For India to capture the benefits of renewables as “the main occupant of the house” will require the rethinking and reengineering of institutions, the redefinition of policies, the re-tuning of power grids and systems, and the replacement of old habits with new ones. If India can manage to achieve the target of 450 GW RE creation, it would also contribute to higher GDP growth.
- Several aspects place the country in the unenviable position of having to reconcile conflicting imperatives: along with a declared programme of scaling up electricity from renewable sources to 175 GW by 2022 and even to 450 GW later, there is a parallel emphasis on expanding coal-based generation to meet peaks of demand that cannot be met by solar and wind power.
- There is a lack of investment in solar power projects, which should be increased, especially in solar panels because silicon used in making these panels is the second most abundant element present on earth. In addition to this, the efficiency of solar power grids needs to be improved and the energy lost in production and transmission should be curbed.

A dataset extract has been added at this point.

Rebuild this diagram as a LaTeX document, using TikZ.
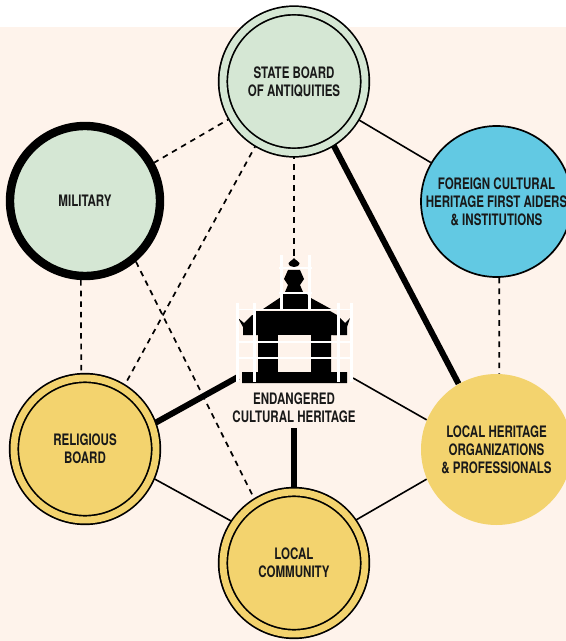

Without taking these actions, the achievement of the said target seems difficult.
- The existing internal framework, the National Action Plan on Climate Change (NAPCC) is more than a decade old. It lacks the legal foundation to incorporate the key national commitment under the Paris Agreement: to reduce the emissions intensity of economic growth by a third, by 2030. Without an update to the NAPCC and its mission-mode programmes, and legislation approved by States for new green norms governing buildings, transport, agriculture, water use and so on, it will be impossible to make a case for major climate finance under the UNFCCC.
- It is equally urgent to arrive at a funding plan for all States to help communities adapt to more frequent climate-linked disasters such as cyclones, floods, and droughts. There is, no doubt, wide support for India’s position that it cannot be held responsible for the stock of atmospheric carbon dioxide influencing the climate; even today, per capita emissions remain below the global average.
In the coming years, national actions will have to be demonstrably effective in curbing carbon emissions.